- **Exercise details**
Copy every line of the data that includes the string "with".

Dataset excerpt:
----
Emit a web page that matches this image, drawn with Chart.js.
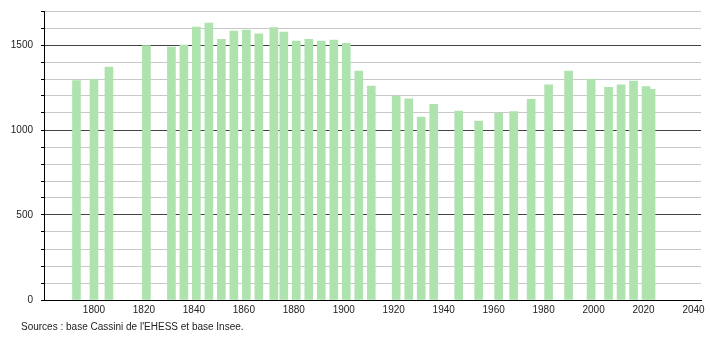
<!DOCTYPE html>
<html>
<head>
<meta charset="utf-8">
<script src="https://cdn.jsdelivr.net/npm/chart.js@4/dist/chart.umd.min.js"></script>
<style>
    html, body { margin: 0; padding: 0; background: #fff; }
    #wrap { position: relative; width: 710px; height: 340px; }
    #source {
        position: absolute; left: 21px; top: 321px;
        font: 10px "Liberation Sans", Arial, sans-serif; color: #222;
        white-space: nowrap;
    }
</style>
</head>
<body>
<div id="wrap">
    <canvas id="myChart" width="710" height="340"></canvas>
    <div id="source">Sources : base Cassini de l'EHESS et base Insee.</div>
</div>
<script>
// census years and population
const years = [1793, 1800, 1806, 1821, 1831, 1836, 1841, 1846, 1851, 1856, 1861, 1866, 1872, 1876,
    1881, 1886, 1891, 1896, 1901, 1906, 1911, 1921, 1926, 1931, 1936, 1946, 1954, 1962, 1968,
    1975, 1982, 1990, 1999, 2006, 2011, 2016, 2021, 2023];
const population = [1290, 1298, 1370, 1496, 1488, 1500, 1606, 1629, 1533, 1582, 1588, 1565, 1602, 1576,
    1523, 1533, 1523, 1529, 1510, 1347, 1259, 1200, 1184, 1076, 1151, 1112, 1053, 1098, 1108,
    1180, 1265, 1347, 1298, 1251, 1265, 1288, 1255, 1239];
const xTicks = [1800, 1820, 1840, 1860, 1880, 1900, 1920, 1940, 1960, 1980, 2000, 2020, 2040];

const font = { family: "'Liberation Sans', Arial, sans-serif", size: 10 };

const ctx = document.getElementById('myChart').getContext('2d');
new Chart(ctx, {
    type: 'bar',
    data: {
        datasets: [{
            data: years.map((y, i) => ({ x: y, y: population[i] })),
            backgroundColor: '#aee3ae',
            borderWidth: 0,
            barThickness: 8
        }]
    },
    options: {
        responsive: false,
        animation: false,
        layout: { padding: { top: 11, right: 9, left: 0, bottom: 0 } },
        plugins: {
            legend: { display: false },
            tooltip: { enabled: false }
        },
        scales: {
            x: {
                type: 'linear',
                min: 1780,
                max: 2043,
                offset: false,
                afterBuildTicks: scale => { scale.ticks = xTicks.map(v => ({ value: v })); },
                afterFit: scale => { scale.height = 40; },
                grid: { display: false, drawTicks: false, offset: false },
                border: { color: '#000', width: 1 },
                ticks: {
                    color: '#222', font: font, padding: 4, maxRotation: 0, autoSkip: false,
                    callback: v => String(v)
                }
            },
            y: {
                min: 0,
                max: 1700,
                afterFit: scale => {
                    scale.width = 44;
                    // no extra room above/below for the labels
                    scale.paddingTop = 0;
                    scale.paddingBottom = 0;
                },
                grid: {
                    color: c => (c.tick && c.tick.value % 500 === 0) ? '#444' : '#c8c8c8',
                    tickColor: '#000',
                    tickLength: 3
                },
                border: { color: '#000', width: 1 },
                ticks: {
                    stepSize: 100,
                    color: '#222',
                    font: font,
                    padding: 8,
                    callback: v => (v % 500 === 0 ? String(v) : '')
                }
            }
        }
    }
});
</script>
</body>
</html>
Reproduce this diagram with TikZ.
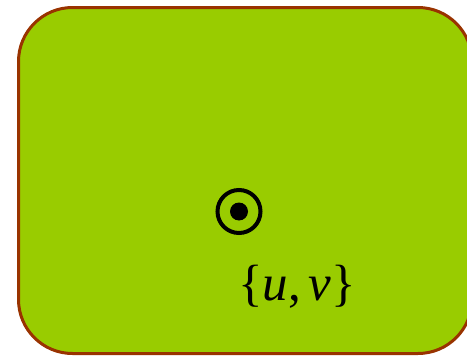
----
- **Solution for this problem**
Emit a web page that matches this image, drawn with Chart.js.
Reproduce this diagram with TikZ.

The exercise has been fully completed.